The Mill's Machinery
The machinery which the mill workers must tend are described in imagery that situates the working conditions a hell on earth. The aspect of damnation connects the machines as symbols of the enslavement of the Industrial Revolution. Because of the limited skill set required to do mill work, opportunities for either advancement or alternative job choices are so severely limited that the workers are effectively securing themselves a dependence for life upon those low-wage jobs. The machinery of the mill becomes, then, a symbol of their own hellish bondage to the job.
The Korl Statue
The statue made by Hugh is twice described as wolfish. Its creator answers the query of what his art is supposed to mean by saying she’s hungry which is immediately misunderstood by the questioner incapable of fully understanding the nuance of the art. When the obvious connection is made that the statue with a face “like that of a starving wolf’s” was created by a man named Wolfe, the symbolism become readily apparent: it represents the hunger of every artist unrecognized and unfulfilled.
Smoke
The second paragraph of the story features the word “smoke” on five different occasions and consists of little more than references to the pervasive quality of smoke throughout the entire town. The narrator even goes so far as to identify this pervasive quality as the town’s singular “idiosyncrasy.” The symbolism is related to that idiosyncrasy; while only a minority of the population actually labor inside the mills producing the smoke, everyone in town is somehow affected by it. This is true regardless of location or economic status.

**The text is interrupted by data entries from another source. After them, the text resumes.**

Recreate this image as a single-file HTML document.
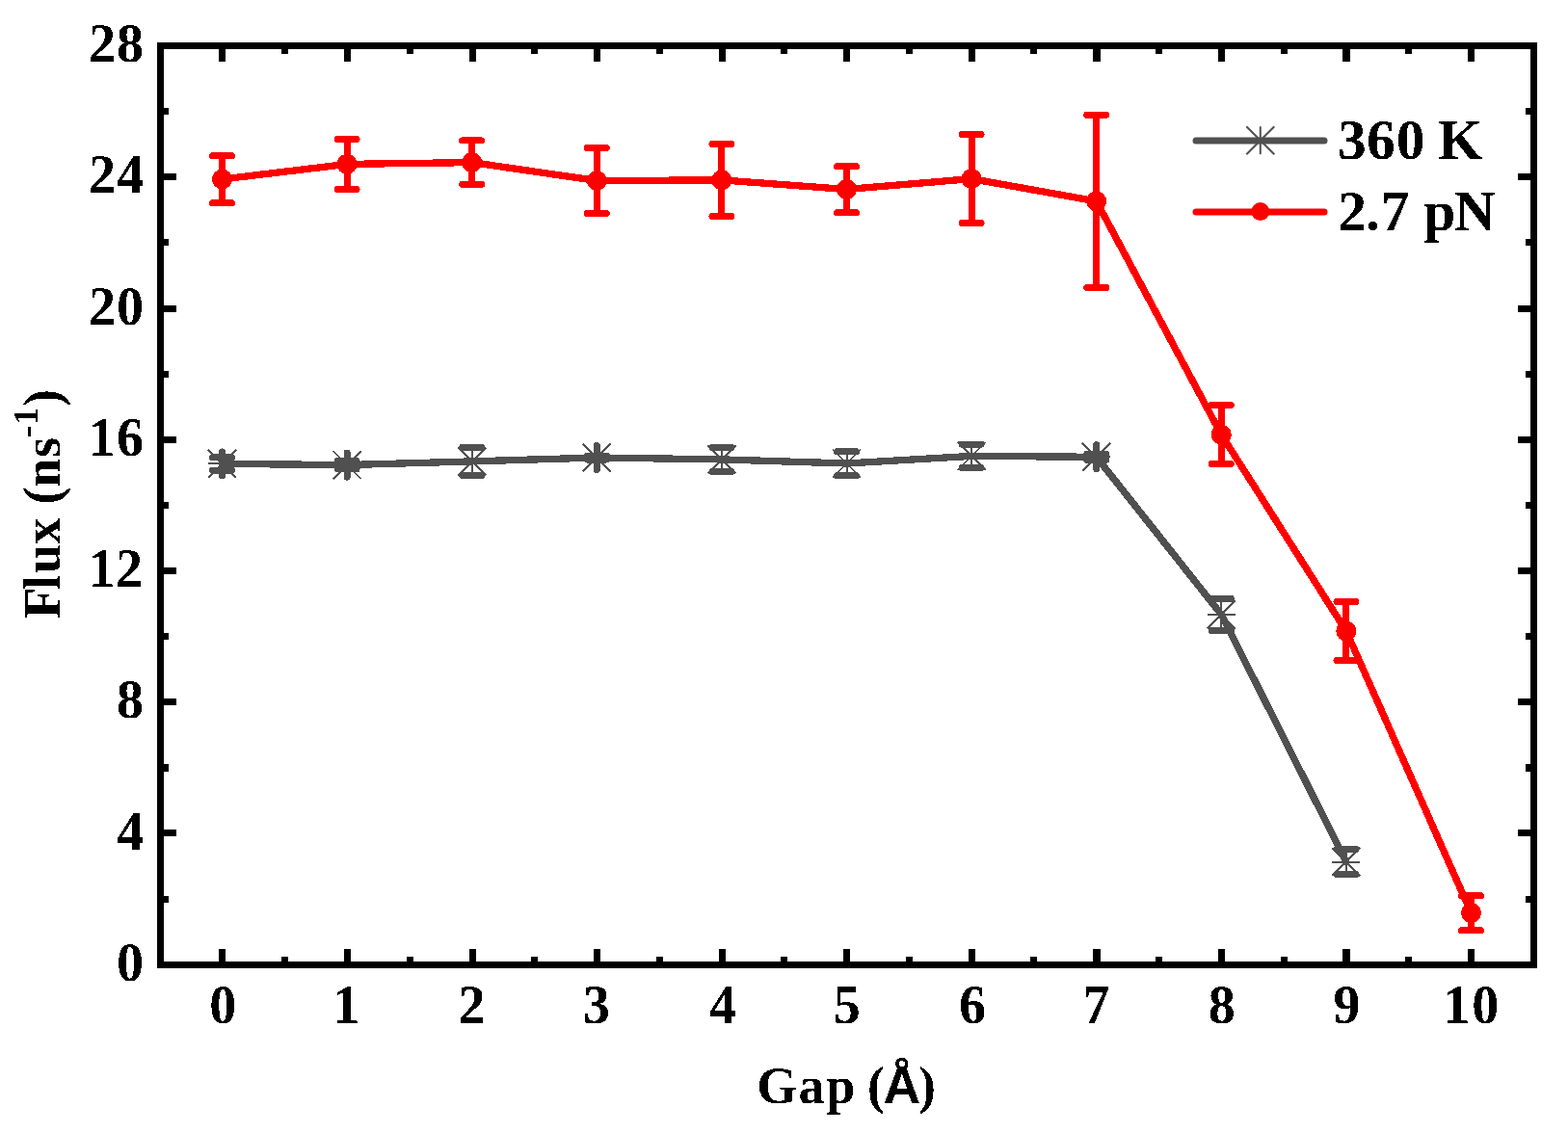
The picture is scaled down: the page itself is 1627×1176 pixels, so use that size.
<!DOCTYPE html>
<html lang="en"><head><meta charset="utf-8"><title>Flux vs Gap</title>
<style>html,body{margin:0;padding:0;background:#fff;overflow:hidden}svg{display:block}text{font-family:"Liberation Serif",serif;font-weight:bold;fill:#000}.sans{font-family:"Liberation Sans",sans-serif}</style></head><body>
<svg width="1627" height="1176" viewBox="0 0 1627 1176">
<defs><filter id="hard" x="-5%" y="-20%" width="110%" height="140%" color-interpolation-filters="sRGB"><feComponentTransfer><feFuncA type="discrete" tableValues="0 1"/></feComponentTransfer></filter></defs>
<rect width="1627" height="1176" fill="#fff"/>
<g fill="#000" shape-rendering="crispEdges">
<rect x="163" y="44" width="1432" height="7"/>
<rect x="163" y="998" width="1432" height="7"/>
<rect x="163" y="44" width="7" height="961"/>
<rect x="1588" y="44" width="7" height="961"/>
<rect x="227" y="51" width="7" height="13"/>
<rect x="227" y="985" width="7" height="13"/>
<rect x="292" y="51" width="7" height="5"/>
<rect x="292" y="993" width="7" height="5"/>
<rect x="357" y="51" width="7" height="13"/>
<rect x="357" y="985" width="7" height="13"/>
<rect x="422" y="51" width="7" height="5"/>
<rect x="422" y="993" width="7" height="5"/>
<rect x="487" y="51" width="7" height="13"/>
<rect x="487" y="985" width="7" height="13"/>
<rect x="551" y="51" width="7" height="5"/>
<rect x="551" y="993" width="7" height="5"/>
<rect x="616" y="51" width="7" height="13"/>
<rect x="616" y="985" width="7" height="13"/>
<rect x="681" y="51" width="7" height="5"/>
<rect x="681" y="993" width="7" height="5"/>
<rect x="746" y="51" width="7" height="13"/>
<rect x="746" y="985" width="7" height="13"/>
<rect x="810" y="51" width="7" height="5"/>
<rect x="810" y="993" width="7" height="5"/>
<rect x="875" y="51" width="7" height="13"/>
<rect x="875" y="985" width="7" height="13"/>
<rect x="940" y="51" width="7" height="5"/>
<rect x="940" y="993" width="7" height="5"/>
<rect x="1005" y="51" width="7" height="13"/>
<rect x="1005" y="985" width="7" height="13"/>
<rect x="1069" y="51" width="7" height="5"/>
<rect x="1069" y="993" width="7" height="5"/>
<rect x="1134" y="51" width="8" height="13"/>
<rect x="1134" y="985" width="8" height="13"/>
<rect x="1199" y="51" width="7" height="5"/>
<rect x="1199" y="993" width="7" height="5"/>
<rect x="1264" y="51" width="7" height="13"/>
<rect x="1264" y="985" width="7" height="13"/>
<rect x="1329" y="51" width="7" height="5"/>
<rect x="1329" y="993" width="7" height="5"/>
<rect x="1393" y="51" width="8" height="13"/>
<rect x="1393" y="985" width="8" height="13"/>
<rect x="1458" y="51" width="7" height="5"/>
<rect x="1458" y="993" width="7" height="5"/>
<rect x="1523" y="51" width="7" height="13"/>
<rect x="1523" y="985" width="7" height="13"/>
<rect x="170" y="930" width="5" height="7"/>
<rect x="1583" y="930" width="5" height="7"/>
<rect x="170" y="861" width="13" height="7"/>
<rect x="1575" y="861" width="13" height="7"/>
<rect x="170" y="793" width="5" height="8"/>
<rect x="1583" y="793" width="5" height="8"/>
<rect x="170" y="725" width="13" height="7"/>
<rect x="1575" y="725" width="13" height="7"/>
<rect x="170" y="657" width="5" height="7"/>
<rect x="1583" y="657" width="5" height="7"/>
<rect x="170" y="589" width="13" height="7"/>
<rect x="1575" y="589" width="13" height="7"/>
<rect x="170" y="521" width="5" height="7"/>
<rect x="1583" y="521" width="5" height="7"/>
<rect x="170" y="453" width="13" height="7"/>
<rect x="1575" y="453" width="13" height="7"/>
<rect x="170" y="385" width="5" height="7"/>
<rect x="1583" y="385" width="5" height="7"/>
<rect x="170" y="317" width="13" height="7"/>
<rect x="1575" y="317" width="13" height="7"/>
<rect x="170" y="248" width="5" height="7"/>
<rect x="1583" y="248" width="5" height="7"/>
<rect x="170" y="180" width="13" height="7"/>
<rect x="1575" y="180" width="13" height="7"/>
<rect x="170" y="112" width="5" height="7"/>
<rect x="1583" y="112" width="5" height="7"/>
</g>
<g stroke="#505050" fill="none" stroke-linecap="round" stroke-linejoin="round" shape-rendering="crispEdges">
<polyline points="230.5,481.4 360.1,482.6 489.7,478.9 619.3,475.0 748.9,476.9 878.5,481.0 1008.1,473.4 1137.7,474.3 1267.3,637.9 1396.9,894.5" stroke-width="7.3"/>
<path d="M216.0 466.9L245.0 495.9M216.0 495.9L245.0 466.9M216.0 481.4H245.0M230.5 466.9V495.9" stroke-width="2" stroke-linecap="butt"/>
<path d="M220.5 474.6H240.5M220.5 488.1H240.5M230.5 468.9V493.9" stroke-width="7"/>
<path d="M345.6 468.1L374.6 497.1M345.6 497.1L374.6 468.1M345.6 482.6H374.6M360.1 468.1V497.1" stroke-width="2" stroke-linecap="butt"/>
<path d="M350.1 478.4H370.1M350.1 486.8H370.1M360.1 470.1V495.1" stroke-width="7"/>
<path d="M475.2 464.4L504.2 493.4M475.2 493.4L504.2 464.4M475.2 478.9H504.2M489.7 464.4V493.4" stroke-width="2" stroke-linecap="butt"/>
<path d="M479.7 464.3H499.7M479.7 493.5H499.7" stroke-width="7"/>
<path d="M604.8 460.5L633.8 489.5M604.8 489.5L633.8 460.5M604.8 475.0H633.8M619.3 460.5V489.5" stroke-width="2" stroke-linecap="butt"/>
<path d="M609.3 473.0H629.3M609.3 477.0H629.3M619.3 462.5V487.5" stroke-width="7"/>
<path d="M734.4 462.4L763.4 491.4M734.4 491.4L763.4 462.4M734.4 476.9H763.4M748.9 462.4V491.4" stroke-width="2" stroke-linecap="butt"/>
<path d="M738.9 464.3H758.9M738.9 489.5H758.9" stroke-width="7"/>
<path d="M864.0 466.5L893.0 495.5M864.0 495.5L893.0 466.5M864.0 481.0H893.0M878.5 466.5V495.5" stroke-width="2" stroke-linecap="butt"/>
<path d="M868.5 468.5H888.5M868.5 493.5H888.5" stroke-width="7"/>
<path d="M993.6 458.9L1022.6 487.9M993.6 487.9L1022.6 458.9M993.6 473.4H1022.6M1008.1 458.9V487.9" stroke-width="2" stroke-linecap="butt"/>
<path d="M998.1 461.1H1018.1M998.1 485.7H1018.1" stroke-width="7"/>
<path d="M1123.2 459.8L1152.2 488.8M1123.2 488.8L1152.2 459.8M1123.2 474.3H1152.2M1137.7 459.8V488.8" stroke-width="2" stroke-linecap="butt"/>
<path d="M1127.7 471.3H1147.7M1127.7 477.3H1147.7M1137.7 461.8V486.8" stroke-width="7"/>
<path d="M1252.8 623.4L1281.8 652.4M1252.8 652.4L1281.8 623.4M1252.8 637.9H1281.8M1267.3 623.4V652.4" stroke-width="2" stroke-linecap="butt"/>
<path d="M1257.3 621.3H1277.3M1257.3 654.5H1277.3" stroke-width="7"/>
<path d="M1382.4 880.0L1411.4 909.0M1382.4 909.0L1411.4 880.0M1382.4 894.5H1411.4M1396.9 880.0V909.0" stroke-width="2" stroke-linecap="butt"/>
<path d="M1386.9 881.3H1406.9M1386.9 907.7H1406.9" stroke-width="7"/>
</g>
<g stroke="#ff0000" fill="none" stroke-linecap="round" stroke-linejoin="round" shape-rendering="crispEdges">
<polyline points="230.5,186.0 360.1,170.4 489.7,168.6 619.3,187.5 748.9,186.9 878.5,196.5 1008.1,185.6 1137.7,208.9 1267.3,451.1 1396.9,655.1 1526.5,947.5" stroke-width="7.3"/>
<path d="M230.5 161.5V210.5M220.5 161.5H240.5M220.5 210.5H240.5" stroke-width="7"/>
<circle cx="230.5" cy="186.0" r="10.5" fill="#ff0000" stroke="none"/>
<path d="M360.1 144.4V196.4M350.1 144.4H370.1M350.1 196.4H370.1" stroke-width="7"/>
<circle cx="360.1" cy="170.4" r="10.5" fill="#ff0000" stroke="none"/>
<path d="M489.7 145.9V191.3M479.7 145.9H499.7M479.7 191.3H499.7" stroke-width="7"/>
<circle cx="489.7" cy="168.6" r="10.5" fill="#ff0000" stroke="none"/>
<path d="M619.3 153.5V221.5M609.3 153.5H629.3M609.3 221.5H629.3" stroke-width="7"/>
<circle cx="619.3" cy="187.5" r="10.5" fill="#ff0000" stroke="none"/>
<path d="M748.9 149.4V224.4M738.9 149.4H758.9M738.9 224.4H758.9" stroke-width="7"/>
<circle cx="748.9" cy="186.9" r="10.5" fill="#ff0000" stroke="none"/>
<path d="M878.5 172.5V220.5M868.5 172.5H888.5M868.5 220.5H888.5" stroke-width="7"/>
<circle cx="878.5" cy="196.5" r="10.5" fill="#ff0000" stroke="none"/>
<path d="M1008.1 139.6V231.6M998.1 139.6H1018.1M998.1 231.6H1018.1" stroke-width="7"/>
<circle cx="1008.1" cy="185.6" r="10.5" fill="#ff0000" stroke="none"/>
<path d="M1137.7 119.3V298.5M1127.7 119.3H1147.7M1127.7 298.5H1147.7" stroke-width="7"/>
<circle cx="1137.7" cy="208.9" r="10.5" fill="#ff0000" stroke="none"/>
<path d="M1267.3 420.6V481.6M1257.3 420.6H1277.3M1257.3 481.6H1277.3" stroke-width="7"/>
<circle cx="1267.3" cy="451.1" r="10.5" fill="#ff0000" stroke="none"/>
<path d="M1396.9 624.6V685.6M1386.9 624.6H1406.9M1386.9 685.6H1406.9" stroke-width="7"/>
<circle cx="1396.9" cy="655.1" r="10.5" fill="#ff0000" stroke="none"/>
<path d="M1526.5 929.5V965.5M1516.5 929.5H1536.5M1516.5 965.5H1536.5" stroke-width="7"/>
<circle cx="1526.5" cy="947.5" r="10.5" fill="#ff0000" stroke="none"/>
</g>
<g stroke-linecap="round" fill="none">
<path d="M1241 146H1374" stroke="#505050" stroke-width="7"/>
<path d="M1293.3 131.3L1322.3 160.3M1293.3 160.3L1322.3 131.3M1307.8 131.3V160.3" stroke="#505050" stroke-width="2" stroke-linecap="butt"/>
<path d="M1241 220H1374" stroke="#ff0000" stroke-width="7"/>
<circle cx="1307.8" cy="219.6" r="9.5" fill="#ff0000"/>
</g>
<g filter="url(#hard)">
<text x="1388 1418.1 1448.8 1477.6 1492.1" y="165" font-size="59.5">360 K</text>
<text x="1388.3 1417.1 1432.7 1462.6 1477.3 1508.8" y="239" font-size="59.5">2.7 pN</text>
<text x="217.2" y="1062" font-size="56">0</text>
<text x="345.5" y="1062" font-size="56">1</text>
<text x="475.6" y="1062" font-size="56">2</text>
<text x="605.1" y="1062" font-size="56">3</text>
<text x="736.1" y="1062" font-size="56">4</text>
<text x="864.8" y="1062" font-size="56">5</text>
<text x="995.1" y="1062" font-size="56">6</text>
<text x="1123.4" y="1062" font-size="56">7</text>
<text x="1253.7" y="1062" font-size="56">8</text>
<text x="1383.4" y="1062" font-size="56">9</text>
<text x="1497.4 1527.3" y="1062" font-size="56">10</text>
<text x="121.1" y="1018" font-size="56">0</text>
<text x="121.2" y="882" font-size="56">4</text>
<text x="121.1" y="745" font-size="56">8</text>
<text x="91.7 120.1" y="609" font-size="56">12</text>
<text x="91.7 120.9" y="473" font-size="56">16</text>
<text x="92 121.1" y="337" font-size="56">20</text>
<text x="92 121.2" y="200" font-size="56">24</text>
<text x="92 121.1" y="64" font-size="56">28</text>
<text y="1145" font-size="54"><tspan x="785.2 828.4 857.3 886.2 900.1">Gap (</tspan><tspan class="sans" font-size="53.5" x="916.5">Å</tspan><tspan x="952.9">)</tspan></text>
<text transform="translate(62 642.0) rotate(-90)" font-size="54"><tspan x="-0.3 29.9 46.9 77.4 105.2 118.6 136.2 166.9" y="0">Flux (ns</tspan><tspan font-size="36.5" x="187.8 200.8" y="-23.2">-1</tspan><tspan x="220" y="0">)</tspan></text>
</g>
</svg></body></html>
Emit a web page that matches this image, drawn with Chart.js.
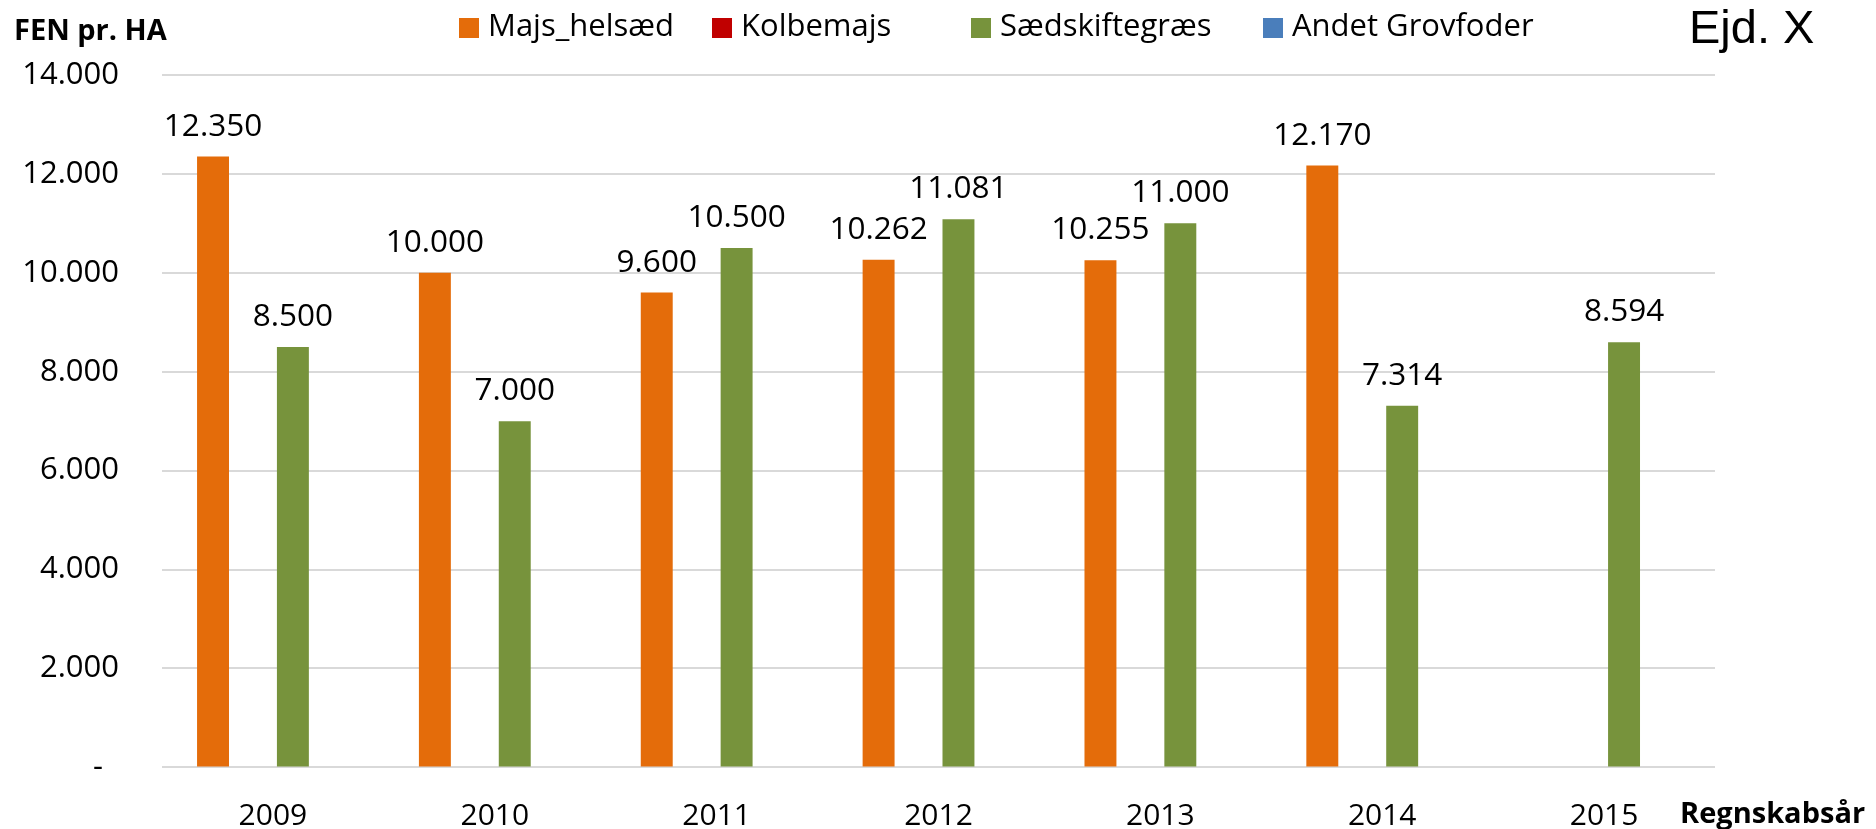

And yet, those of a higher economic status feel comfortably alienated from the dirty business and horrific life of those workers despite their possession being equally stained with the stench.
"Deb's" Hunched Back
Deborah is notably depicted as a “hunchback” but the implication is not that she was born with this deformity, but rather that it is the result of her own labor as a “picker in the cotton-mills.” Also notable is that in addition to this physical reduction in stature, the narrator usually refers to her by her full name, but in dialogue she is more often called just “Deb.” Taken together, the physical and metaphorical deformation of Deborah is highly symbolic of the toll mill work takes upon women workers.
Money
Almost from the moment Mitchell contemptuously dismisses cries out “Money has spoken!” the very word “money” begins to take on an almost totem-like power. At one point, it almost seems like neither Hugh nor Deb can speak two sentences without saying the word. Money takes on the role of becoming the story’s saddest symbol of all: it—and not Hugh’s artistic talents and abilities—is the key to his enjoying a better life.